Понятие «самоочевидность» включает в себя два аспекта: эпистемический и феноменологический.
(1) Эпистемический аспект самоочевидности определим таким образом: утверждение или убеждение р является самоочевидным для субъекта S, если S имеет непосредственное знание о р. Другими словами, S знает р не на основании знания о q, а на основании восприятия (интеллектуального или чувственного) р. Я чувствую боль в левой руке не на основании другого знания (ощущения или переживания), а потому что непосредственно чувствую эту боль. Когда я мыслю, я уверен в собственном существовании не на основании других знаний (например, знаний о существовании деревьев или других людей), а непосредственно усматривая факт собственного существования.

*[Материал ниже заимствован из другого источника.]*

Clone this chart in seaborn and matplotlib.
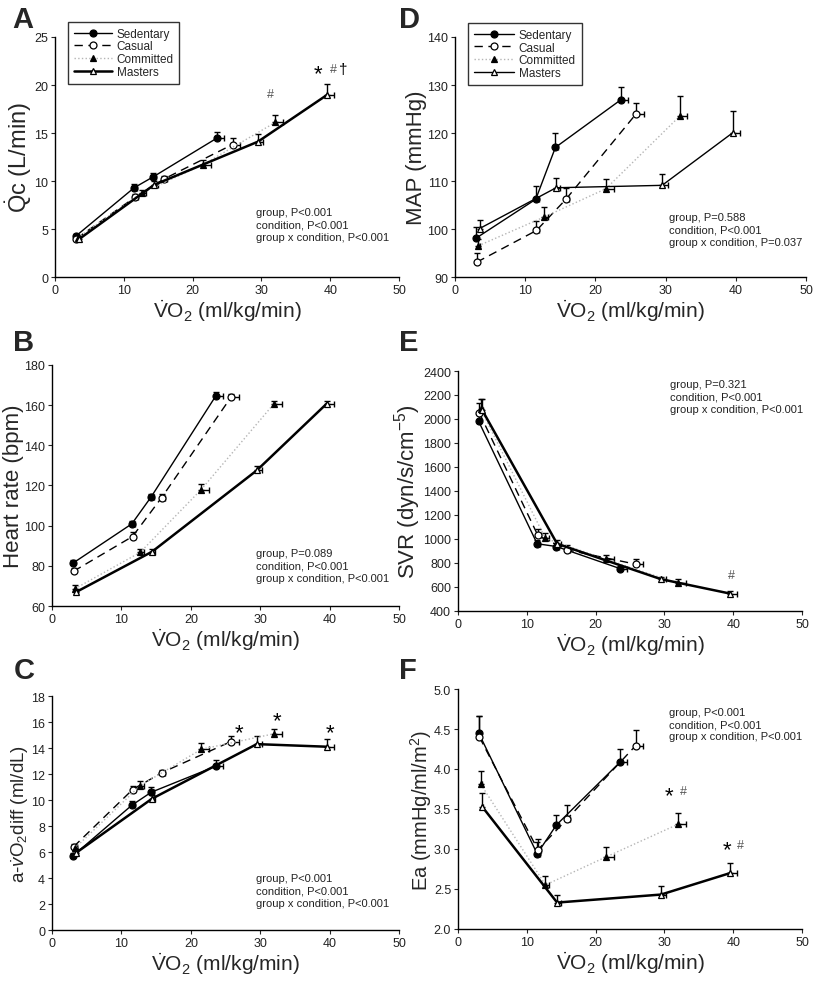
import matplotlib
matplotlib.use("Agg")
import matplotlib.pyplot as plt
from matplotlib import font_manager
import seaborn as sns
import numpy as np

# groups, in plotting order
groups = ["Sedentary", "Casual", "Committed", "Masters"]

# VO2 (ml/kg/min): rest + 3 workloads, one row per group
vo2 = [[3.0, 11.5, 14.3, 23.6],
       [3.1, 11.6, 15.8, 25.8],
       [3.3, 12.7, 21.5, 32.0],
       [3.5, 14.4, 29.5, 39.6]]
vo2_err = [[0.2, 0.4, 0.4, 1.0],
           [0.2, 0.4, 0.5, 1.1],
           [0.2, 0.5, 1.1, 1.1],
           [0.2, 0.5, 0.8, 1.0]]

# A: cardiac output (L/min)
qc = [[4.25, 9.3, 10.45, 14.5],
      [4.0, 8.3, 10.2, 13.8],
      [4.1, 8.8, 11.7, 16.1],
      [3.95, 9.6, 14.1, 19.0]]
qc_err = [[0.2, 0.35, 0.4, 0.6],
          [0.2, 0.3, 0.3, 0.65],
          [0.2, 0.3, 0.5, 0.75],
          [0.2, 0.4, 0.75, 1.1]]

# B: heart rate (bpm)
hr = [[81.3, 100.9, 114.4, 164.6],
      [77.3, 94.6, 114.0, 164.0],
      [68.6, 86.7, 118.0, 160.8],
      [67.0, 87.0, 127.5, 160.8]]
hr_err = [[1.5, 1.5, 1.5, 1.8],
          [1.5, 2.0, 2.0, 1.8],
          [2.0, 1.5, 2.8, 1.5],
          [1.5, 1.5, 2.2, 1.5]]

# C: a-vO2 difference (ml/dL)
avo2 = [[5.7, 9.6, 10.6, 12.6],
        [6.4, 10.8, 12.1, 14.5],
        [6.3, 11.1, 13.9, 15.1],
        [5.95, 10.1, 14.3, 14.1]]
avo2_err = [[0.2, 0.3, 0.4, 0.5],
            [0.2, 0.3, 0.2, 0.4],
            [0.25, 0.4, 0.5, 0.35],
            [0.3, 0.3, 0.6, 0.6]]

# D: mean arterial pressure (mmHg)
mapr = [[98.1, 106.2, 117.0, 126.9],
        [93.1, 99.7, 106.2, 124.0],
        [96.5, 102.5, 108.4, 123.5],
        [100.1, 108.6, 109.1, 120.1]]
mapr_err = [[2.3, 2.7, 3.0, 2.6],
            [1.9, 1.9, 2.3, 2.3],
            [1.5, 2.0, 2.1, 4.2],
            [1.8, 2.1, 2.3, 4.4]]

# E: systemic vascular resistance
svr = [[1980, 960, 937, 752],
       [2050, 1030, 910, 790],
       [2080, 1005, 830, 630],
       [2075, 960, 665, 544]]
svr_err = [[60, 30, 30, 20],
           [80, 50, 40, 45],
           [85, 45, 40, 40],
           [90, 35, 20, 25]]

# F: arterial elastance
ea = [[4.45, 2.94, 3.30, 4.09],
      [4.40, 2.99, 3.37, 4.29],
      [3.81, 2.55, 2.90, 3.31],
      [3.53, 2.33, 2.43, 2.70]]
ea_err = [[0.21, 0.15, 0.13, 0.16],
          [0.26, 0.14, 0.18, 0.20],
          [0.17, 0.11, 0.13, 0.14],
          [0.17, 0.09, 0.11, 0.13]]

stats_a = "group, P<0.001\ncondition, P<0.001\ngroup x condition, P<0.001"
stats_b = "group, P=0.089\ncondition, P<0.001\ngroup x condition, P<0.001"
stats_c = "group, P<0.001\ncondition, P<0.001\ngroup x condition, P<0.001"
stats_d = "group, P=0.588\ncondition, P<0.001\ngroup x condition, P=0.037"
stats_e = "group, P=0.321\ncondition, P<0.001\ngroup x condition, P<0.001"
stats_f = "group, P<0.001\ncondition, P<0.001\ngroup x condition, P<0.001"

sns.set_style("ticks")
plt.rcParams['font.family'] = ['Liberation Sans', 'DejaVu Sans']
plt.rcParams['mathtext.fontset'] = 'custom'

# the original looks horizontally squeezed, so use the narrow face where we can
installed = {f.name for f in font_manager.fontManager.ttflist}
NARROW = 'Liberation Sans Narrow' if 'Liberation Sans Narrow' in installed else 'Liberation Sans'
plt.rcParams['mathtext.rm'] = 'Liberation Sans'
plt.rcParams['mathtext.it'] = 'Liberation Sans:italic'
plt.rcParams['mathtext.bf'] = 'Liberation Sans:bold'

styles = {
    "Sedentary": dict(linestyle='-', lw=1.0, color='black', marker='o', markerfacecolor='black'),
    "Casual": dict(linestyle=(0, (6, 4)), lw=1.0, color='black', marker='o', markerfacecolor='white'),
    "Committed": dict(linestyle=':', lw=1.0, color='#b5b5b5', marker='^', markerfacecolor='black'),
    "Masters": dict(linestyle='-', lw=1.8, color='black', marker='^', markerfacecolor='white'),
}

XLAB = r'$\dot{\mathrm{V}}$O$_2$ (ml/kg/min)'


def draw_panel(ax, vals, errs, ylim, yticks, ylabel, ylab_size=16, masters_lw=1.8):
    for i, g in enumerate(groups):
        x = np.array(vo2[i])
        y = np.array(vals[i])
        ax.errorbar(x, y, yerr=[np.zeros(4), errs[i]], xerr=[np.zeros(4), vo2_err[i]],
                    fmt='none', ecolor='black', elinewidth=1.0, capsize=2.5, capthick=1.0,
                    zorder=2)
        kw = dict(styles[g])
        if g == "Masters":
            kw['lw'] = masters_lw
        sns.lineplot(x=x, y=y, ax=ax, sort=False, markersize=5, markeredgecolor='black',
                     markeredgewidth=0.9, label=g, zorder=3, **kw)
    ax.set_xlim(0, 50)
    ax.set_xticks([0, 10, 20, 30, 40, 50])
    ax.set_ylim(*ylim)
    ax.set_yticks(yticks)
    ax.set_xlabel(XLAB, fontsize=15, labelpad=1, family=NARROW)
    ax.set_ylabel(ylabel, fontsize=ylab_size, labelpad=0)
    ax.tick_params(labelsize=9, length=3, width=0.8, direction='out', pad=2)
    for lab in ax.get_xticklabels() + ax.get_yticklabels():
        lab.set_family(NARROW)
        lab.set_color('#222222')
    for s in ['left', 'bottom']:
        ax.spines[s].set_linewidth(1.0)
        ax.spines[s].set_color('black')
    sns.despine(ax=ax)
    if ax.get_legend() is not None:
        ax.get_legend().remove()


fig = plt.figure(figsize=(8.14, 9.87), dpi=100)
axA = fig.add_axes([0.0676, 0.7183, 0.4226, 0.2432])
axD = fig.add_axes([0.5590, 0.7183, 0.4312, 0.2432])
axB = fig.add_axes([0.0639, 0.3850, 0.4263, 0.2442])
axE = fig.add_axes([0.5627, 0.3800, 0.4226, 0.2431])
axC = fig.add_axes([0.0639, 0.0567, 0.4263, 0.2371])
axF = fig.add_axes([0.5627, 0.0578, 0.4226, 0.2431])

draw_panel(axA, qc, qc_err, (0, 25), np.arange(0, 26, 5), r'$\dot{\mathrm{Q}}$c (L/min)', 17)
draw_panel(axB, hr, hr_err, (60, 180), np.arange(60, 181, 20), 'Heart rate (bpm)', 16)
draw_panel(axC, avo2, avo2_err, (0, 18), np.arange(0, 19, 2),
           r'a-$\dot{\mathit{v}}$O$_2$diff (ml/dL)', 13.5)
draw_panel(axD, mapr, mapr_err, (90, 140), np.arange(90, 141, 10), 'MAP (mmHg)', 16,
           masters_lw=1.0)
draw_panel(axE, svr, svr_err, (400, 2400), np.arange(400, 2401, 200),
           r'SVR (dyn/s/cm$^{-5}$)', 16)
draw_panel(axF, ea, ea_err, (2.0, 5.0), np.arange(2.0, 5.01, 0.5), r'Ea (mmHg/ml/m$^2$)', 14.5)
axF.yaxis.set_major_formatter(matplotlib.ticker.FormatStrFormatter('%.1f'))
for lab in axF.get_yticklabels():
    lab.set_family(NARROW)

# legends (A and D)
for ax, anchor, hl in [(axA, (0.038, 1.0625), 3.2), (axD, (0.037, 1.058), 3.4)]:
    handles, labels = ax.get_legend_handles_labels()
    leg = ax.legend(handles[:4], labels[:4], loc='upper left', bbox_to_anchor=anchor,
                    borderaxespad=0, fontsize=8.5, handlelength=hl, handletextpad=0.4,
                    labelspacing=0.05, frameon=True, fancybox=False, borderpad=0.5)
    leg.get_frame().set_edgecolor('black')
    leg.get_frame().set_linewidth(1.0)

# stats text
stat_kw = dict(fontsize=8, va='top', ha='left', linespacing=1.3, color='#222222')
axA.text(29.2, 7.3, stats_a, **stat_kw)
axB.text(29.4, 89.0, stats_b, **stat_kw)
axC.text(29.4, 4.4, stats_c, **stat_kw)
axD.text(30.5, 103.5, stats_d, **stat_kw)
axE.text(30.8, 2330, stats_e, **stat_kw)
axF.text(30.6, 4.78, stats_f, **stat_kw)

# significance markers
star_kw = dict(fontsize=16, ha='center', va='center', color='black')
hash_kw = dict(fontsize=9, ha='center', va='center', color='#555555')
axA.text(38.2, 21.2, '*', **star_kw)
axA.text(40.4, 21.7, '#', **hash_kw)
axA.text(41.9, 21.7, '†', fontsize=11, ha='center', va='center', color='black')
axA.text(31.3, 19.1, '#', **hash_kw)

axC.text(27.0, 15.2, '*', **star_kw)
axC.text(32.4, 16.1, '*', **star_kw)
axC.text(40.0, 15.2, '*', **star_kw)

axE.text(39.7, 700, '#', **hash_kw)

axF.text(30.6, 3.66, '*', **star_kw)
axF.text(32.7, 3.72, '#', **hash_kw)
axF.text(39.1, 2.99, '*', **star_kw)
axF.text(41.0, 3.05, '#', **hash_kw)

# panel letters
let_kw = dict(fontsize=21, fontweight='bold', va='top', ha='left')
fig.text(12 / 814, 1 - 6 / 987, 'A', **let_kw)
fig.text(399 / 814, 1 - 6 / 987, 'D', **let_kw)
fig.text(13 / 814, 1 - 329 / 987, 'B', **let_kw)
fig.text(399 / 814, 1 - 329 / 987, 'E', **let_kw)
fig.text(14 / 814, 1 - 657 / 987, 'C', **let_kw)
fig.text(399 / 814, 1 - 657 / 987, 'F', **let_kw)

fig.savefig('out.png', dpi=100)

(2) Феноменологический аспект самоочевидности опишем таким образом: после понимания определенного утверждения или положения вещей я чувствую устойчивую склонность принять это утверждение или положение вещей за истинные. В этой связи Локк и Декарт прибегают к метафоре света (распространенная метафора, начиная от Платона и Августина). Когда р является для меня самоочевидным, я пребываю в определенном состоянии, которое можно описать как состояние «ясного и отчетливого восприятия» (Декарт), или как состояние «ясности и понятности» (Локк), или как состояние «озарения» (Фихте).
В философской традиции большинство выдающихся мыслителей, от Платона и Плотина, от Августина, Декарта, Фихте и до Франца Брентано и Эдмунда Гуссерля, разделяли позиции эвиденциализма (хотя и в разных его версиях).
Элементы эвиденциализма могут соединяться с определенными элементами корреспондентской и когерентной теорий истины. Так, у Платона, Аристотеля и Локка мы находим теории истины, в которых сочетаются элементы корреспондентной и эвиденциалистской теорий. А позиции Лейбница и Фихте объединяют в себе элементы когерентизма и эвиденциализма. Поэтому не стоит удивляться, что в разных словарях и солидных монографиях по эпистемологии или истории философии мы натолкнемся на характеристику, например, Локка как эвиденциалиста или как представителя корреспондентной теории истины. Платон в одних источниках предстанет как классический представитель (и даже основоположник) корреспондентной теории истины, а в других - как эвиденциалиста или (и) когерентист. Все очень часто зависит от точки зрения, от способа интерпретации текстов классических авторов и, конечно, от позиции самого исследователя. Например, польский эпистемолог Ян Воленский трактует теорию истины Гуссерля (а также его учеников Александра Пфендера и Романа Ингардена) как версию корреспондентной теории истины[90].
Позиция эвиденциализма связана с рядом серьезных проблем. Во-первых, что мы считаем очевидным знанием? Не сталкиваемся ли мы здесь с проблемой субъективизма и даже солипсизма? То, что для Петра может казаться очевидным, для Марии может казаться совсем неочевидным. То есть существует серьезная проблема универсализации очевидности.
Во-вторых, возникает подозрение в психологизме (несмотря на все старания Гуссерля и некоторых его учеников). Я переживаю состояние очевидности. Истина является результатом интеллектуального переживания. Поэтому, подчеркивают критики Декартовой и Гуссерлевой версий эвиденциализма, состояние очевидности - это скорее психологическое состояние. И хотя, например, у Гуссерля речь идет об интеллектуальном переживании, все равно, чтобы открыть к нему доступ другим субъектам, мы должны применять предложения, язык и употреблять целый ряд понятий. В таком случае непосредственный опыт опосредован интерсубъективным дискурсом. Но тогда опыт очевидности не является первичным. В-третьих, понятие очевидности не поддается четкому определению. Несмотря на серьезную критику, эвиденциализм остается и сегодня влиятельной теорией истины.